MANILA, Philippines—PNOC Exploration Corp. will no longer push through with its proposed secondary offering, which would have allowed it to comply with the listing rules of the Philippine Stock Exchange in time for the November 30 deadline, according to the country’s economic managers.
But PNOC-EC, the upstream oil and coal arm of state-run Philippine National Oil Co., will continue to be publicly listed, Energy Secretary Jose Rene D. Almendras said.
“[The government] would like to keep PNOC-EC public,” Almendras said last Friday. “It was also agreed that this is not the time to sell … considering the [slump in the market].”
The economic managers decided to form a group, which would be headed by the Department of Finance to determine the proper timing for the planned secondary offering and the correct valuation of PNOC-EC shares and assets.
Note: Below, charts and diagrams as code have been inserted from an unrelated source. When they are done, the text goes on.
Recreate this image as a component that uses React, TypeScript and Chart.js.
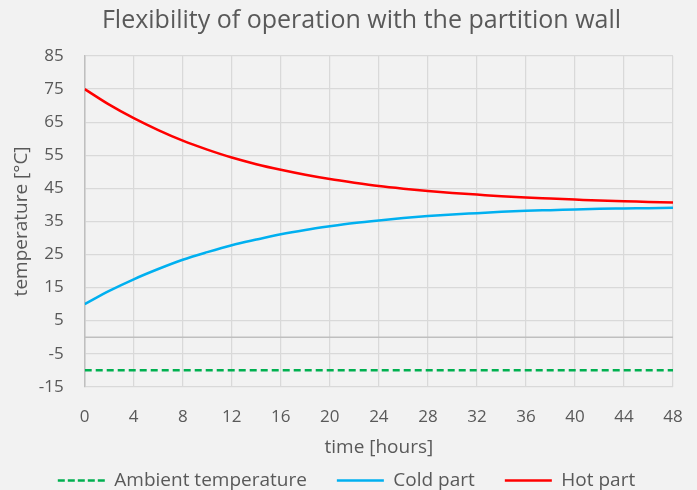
import React, { useEffect, useRef } from "react";
import { Chart, registerables } from "chart.js";
Chart.register(...registerables);

const hours = [0, 2, 4, 6, 8, 10, 12, 14, 16, 18, 20, 22, 24, 26, 28, 30, 32, 34, 36, 38, 40, 42, 44, 46, 48];
const hotPart = [75, 70.3, 66.2, 62.6, 59.4, 56.7, 54.3, 52.3, 50.6, 49.1, 47.8, 46.7, 45.7, 44.9, 44.2, 43.6, 43.1, 42.6, 42.2, 41.9, 41.6, 41.3, 41.1, 40.9, 40.7];
const coldPart = [10, 14.0, 17.5, 20.6, 23.4, 25.7, 27.8, 29.5, 31.1, 32.4, 33.5, 34.5, 35.3, 36.0, 36.6, 37.1, 37.5, 37.9, 38.2, 38.4, 38.6, 38.8, 38.9, 39.0, 39.1];
const ambientTemp = [-10, -10];
const ambientHours = [0, 48];

const zeroLinePlugin = {
  id: "zeroLine",
  beforeDatasetsDraw(chart: any) {
    const { ctx, chartArea, scales } = chart;
    const y = scales.y.getPixelForValue(0);
    ctx.save();
    ctx.strokeStyle = "#bfbfbf";
    ctx.lineWidth = 1.5;
    ctx.beginPath();
    ctx.moveTo(chartArea.left, y);
    ctx.lineTo(chartArea.right, y);
    ctx.stroke();
    ctx.restore();
  },
};

const titleShiftPlugin = {
  id: "titleShift",
  afterLayout(chart: any) {
    if (chart.titleBlock) chart.titleBlock.left += 30;
  },
};

export default function App() {
  const ref = useRef<HTMLCanvasElement>(null);
  useEffect(() => {
    document.body.style.margin = "0";
    document.body.style.background = "#f2f2f2";
    const font = "'Open Sans', 'Noto Sans', sans-serif";
    const chart = new Chart(ref.current!, {
      type: "line",
      data: {
        datasets: [
          {
            label: "Ambient temperature",
            data: ambientHours.map((h, i) => ({ x: h, y: ambientTemp[i] })),
            borderColor: "#00b050",
            backgroundColor: "#00b050",
            borderWidth: 2.5,
            borderDash: [7, 4],
            pointRadius: 0,
          },
          {
            label: "Cold part",
            data: hours.map((h, i) => ({ x: h, y: coldPart[i] })),
            borderColor: "#00b0f0",
            backgroundColor: "#00b0f0",
            borderWidth: 2.5,
            pointRadius: 0,
            cubicInterpolationMode: "monotone",
          },
          {
            label: "Hot part",
            data: hours.map((h, i) => ({ x: h, y: hotPart[i] })),
            borderColor: "#ff0000",
            backgroundColor: "#ff0000",
            borderWidth: 2.5,
            pointRadius: 0,
            cubicInterpolationMode: "monotone",
          },
        ],
      },
      options: {
        animation: false,
        responsive: false,
        maintainAspectRatio: false,
        layout: { padding: { left: 10, right: 14, top: 2, bottom: -10 } },
        plugins: {
          title: {
            display: true,
            text: "Flexibility of operation with the partition wall",
            color: "#595959",
            font: { family: font, size: 25, weight: "normal" },
            padding: { top: 4, bottom: 20 },
          },
          legend: {
            position: "bottom",
            labels: {
              usePointStyle: true,
              pointStyle: "line",
              pointStyleWidth: 47,
              boxHeight: 12,
              color: "#595959",
              font: { family: font, size: 19 },
              padding: 30,
              generateLabels(c: any) {
                const items = Chart.defaults.plugins.legend.labels.generateLabels(c);
                items.forEach((it: any) => {
                  const ds = c.data.datasets[it.datasetIndex];
                  it.lineDash = ds.borderDash ? [7, 3] : [];
                  it.lineWidth = 2.5;
                });
                return items;
              },
            },
          },
          tooltip: { enabled: false },
        },
        scales: {
          x: {
            type: "linear",
            min: 0,
            max: 48,
            afterFit(axis: any) {
              axis.paddingRight = 24;
            },
            ticks: { stepSize: 4, color: "#595959", font: { family: font, size: 17 }, padding: 20 },
            grid: { color: "#d9d9d9", lineWidth: 1.25, drawTicks: false },
            border: { display: false },
            title: {
              display: true,
              text: "time [hours]",
              color: "#595959",
              font: { family: font, size: 19, weight: "normal" },
              padding: { top: -11, bottom: -18 },
            },
          },
          y: {
            min: -15,
            max: 85,
            ticks: { stepSize: 10, color: "#595959", font: { family: font, size: 17 }, padding: 21 },
            grid: { color: "#d9d9d9", lineWidth: 1.25, drawTicks: false },
            border: { display: true, color: "#bfbfbf", width: 1.5 },
            title: {
              display: true,
              text: "temperature [°C]",
              color: "#595959",
              font: { family: font, size: 19, weight: "normal" },
              padding: { top: 0, bottom: -15 },
            },
          },
        },
      },
      plugins: [zeroLinePlugin, titleShiftPlugin],
    } as any);
    return () => chart.destroy();
  }, []);
  return (
    <div style={{ width: 697, height: 490, background: "#f2f2f2" }}>
      <canvas ref={ref} width={697} height={490} />
    </div>
  );
}
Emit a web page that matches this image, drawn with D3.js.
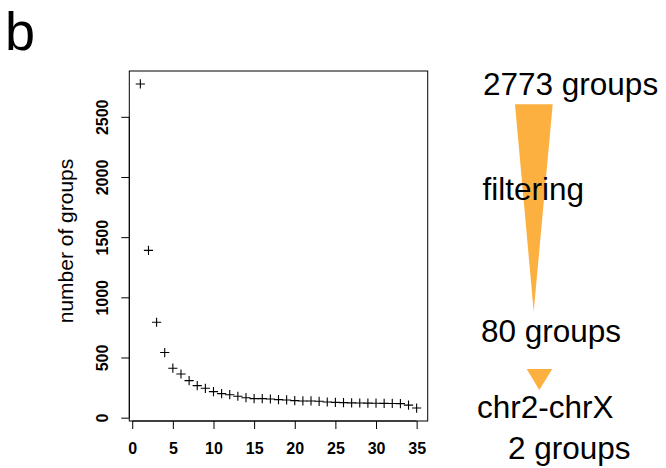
<!DOCTYPE html>
<html>
<head>
<meta charset="utf-8">
<script src="https://cdn.jsdelivr.net/npm/d3@7"></script>
<style>
  html, body { margin: 0; padding: 0; background: #fff; }
  svg { display: block; font-family: "Liberation Sans", Arial, sans-serif; }
</style>
</head>
<body>
<svg id="chart" width="666" height="468"></svg>
<script>
// ---- data ----
const rank = [1,2,3,4,5,6,7,8,9,10,11,12,13,14,15,16,17,18,19,20,21,22,23,24,25,26,27,28,29,30,31,32,33,34,35];
const groupCounts = [2773,1390,793,541,411,363,308,266,244,216,200,191,178,166,158,158,155,150,147,142,139,139,136,130,127,125,123,122,121,120,119,118,117,104,80];
const xTicks = [0,5,10,15,20,25,30,35];
const yTicks = [0,500,1000,1500,2000,2500];
const yLabel = "number of groups";
const panelLabel = "b";
const flowLabels = ["2773 groups", "filtering", "80 groups", "chr2-chrX", "2 groups"];

// ---- layout ----
const svg = d3.select("#chart");
const box = {left: 129.3, right: 427.7, top: 71, bottom: 421};

function padDomain(lo, hi) { const p = (hi - lo) * 0.04; return [lo - p, hi + p]; }
const x = d3.scaleLinear().domain(padDomain(d3.min(rank), d3.max(rank))).range([box.left, box.right]);
const y = d3.scaleLinear().domain(padDomain(d3.min(groupCounts), d3.max(groupCounts))).range([box.bottom, box.top]);

// panel label
svg.append("text").attr("x", 5).attr("y", 50).attr("font-size", 54).attr("fill", "#000").text(panelLabel);

// box
svg.append("rect").attr("x", box.left).attr("y", box.top)
  .attr("width", box.right - box.left).attr("height", box.bottom - box.top)
  .attr("fill", "none").attr("stroke", "#000").attr("stroke-width", 1);

// x axis
const xAxis = d3.axisBottom(x).tickValues(xTicks).tickFormat(d3.format("d")).tickSize(8).tickPadding(4).tickSizeOuter(0);
const gx = svg.append("g").attr("transform", `translate(0,${box.bottom})`).call(xAxis);
gx.select(".domain").attr("d", `M${x(xTicks[0])},0H${x(xTicks[xTicks.length-1])}`).attr("stroke", "#000");
gx.selectAll(".tick line").attr("stroke", "#000");
gx.selectAll(".tick text").attr("font-family", "Liberation Sans, Arial, sans-serif")
  .attr("font-size", 16).attr("font-weight", "bold").attr("fill", "#000")
  .attr("dy", null).attr("y", 32.5);

// y axis
const yAxis = d3.axisLeft(y).tickValues(yTicks).tickFormat(d3.format("d")).tickSize(8).tickSizeOuter(0);
const gy = svg.append("g").attr("transform", `translate(${box.left},0)`).call(yAxis);
gy.select(".domain").attr("d", `M0,${y(yTicks[0])}V${y(yTicks[yTicks.length-1])}`).attr("stroke", "#000");
gy.selectAll(".tick line").attr("stroke", "#000");
gy.selectAll(".tick text")
  .attr("font-family", "Liberation Sans, Arial, sans-serif")
  .attr("font-size", 16).attr("font-weight", "bold").attr("fill", "#000")
  .attr("x", null).attr("dy", null)
  .attr("text-anchor", "middle")
  .attr("transform", "translate(-21,0) rotate(-90)");

// y label
svg.append("text")
  .attr("transform", `translate(73,${(box.top + box.bottom) / 2 - 5}) rotate(-90)`)
  .attr("text-anchor", "middle").attr("font-size", 21).attr("fill", "#000")
  .text(yLabel);

// points (plus markers)
const s = 4.6;
svg.append("g").selectAll("path").data(rank.map((r, i) => [r, groupCounts[i]]))
  .join("path")
  .attr("d", d => `M${x(d[0]) - s},${y(d[1])}H${x(d[0]) + s}M${x(d[0])},${y(d[1]) - s}V${y(d[1]) + s}`)
  .attr("stroke", "#000").attr("stroke-width", 1.1).attr("fill", "none");

// ---- right side flow diagram ----
const orange = "#FBB040";
svg.append("path").attr("d", "M515,104.3L552.7,104.3L533.7,311.7Z").attr("fill", orange);
svg.append("path").attr("d", "M526.7,369L552.3,369L539.3,390Z").attr("fill", orange);

const flowPos = [[483, 95], [482.5, 200], [481, 341.5], [477, 418], [508, 459]];
flowLabels.forEach((t, i) => {
  svg.append("text").attr("x", flowPos[i][0]).attr("y", flowPos[i][1])
    .attr("font-size", 31.5).attr("fill", "#000").text(t);
});
</script>
</body>
</html>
According to PSE rules, the public must hold at least 10 percent of PNOC-EC’s stock. But the government, through PNOC, still holds 99.71 percent of PNOC-EC shares, while the public owns only 0.29 percent. PNOC-EC should undertake a secondary offering of shares to comply with the 10-percent public float requirement of the PSE.
The government is willing to pay the fine, estimated earlier at around P3 million, for non-compliance to the listing rules, Almendras said.
Also, the PSE has assured the government that PNOC-EC will not be delisted from the local bourse even if it fails to comply with market requirements.
PNOC-EC chairman and CEO Gemiliano C. Lopez Jr. earlier noted that the secondary offering would not only be for compliance. It would also boost capitalization, “enabling it to enhance its capability to discover and develop more indigenous energy sources like oil, coal and gas.”